Rochester woman responds to #whyIdidn'treport

Hands.JPG

When she was a high school junior, a favorite counselor offered her rides to and from school. Soon, they came with a catch.

"Those trips would often include kissing and fondling. He states he would always deny claims of misconduct," she said.

That is from a Facebook post made earlier this week. That 17 year old girl is now 53. After more than three decades, she is ready to share what happened.

"It's not simple or easy to give voice to it, so in some ways I'm feeling it for the first time," she told 13WHAM's Jane Flasch.

Her Facebook friends will recognize the story, but we've agreed not to identify her.

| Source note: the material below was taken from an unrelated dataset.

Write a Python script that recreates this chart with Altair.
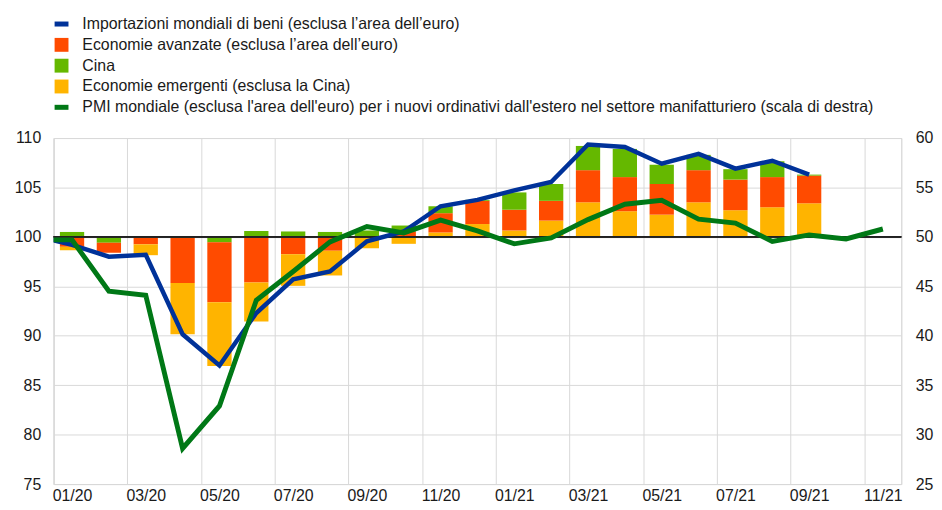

She says the #MeToo movement has given her courage to come forward.

"Now, in my 53-year old self, it would never be okay for my child or any child to be a victim of something like that," she said.

63 percent of sexual assaults are never reported to police. Reports of sexual harassment are almost never reported. Victims who are encouraged by the #MeToo movement are now addressing critics who want to know why they didn't report the alleged incidents at the time they first happened. The critics include President Trump, who has targeted accusers of Supreme Court nominee Brett Kavanaugh.

Victims are responding with a new hashtag: #WhyIDidn'tReport.

Asked why her 17-year-old self would not report what happened to police or even an adult, the author of the Facebook post said "Because people wouldn't believe me. Because he was a person that people liked."

She was so terrified, she kept her secret. Now that she's put it out there, she's terrified again and shared that on Facebook, too. "I have been intimidated by the thought of backlash and judgement. This morning, I'm even questioning whether I should have said anything at all," she wrote.

So far, she has not experienced any backlash. People responding to the post have been positive and encouraging. Some have even shared similar stories of their own. But she continues to watch how #whyididn'treport plays out nationally.

"The whole situation is one of shaming. Shaming you to keep quite. Making it so that you don't trust yourself," she said.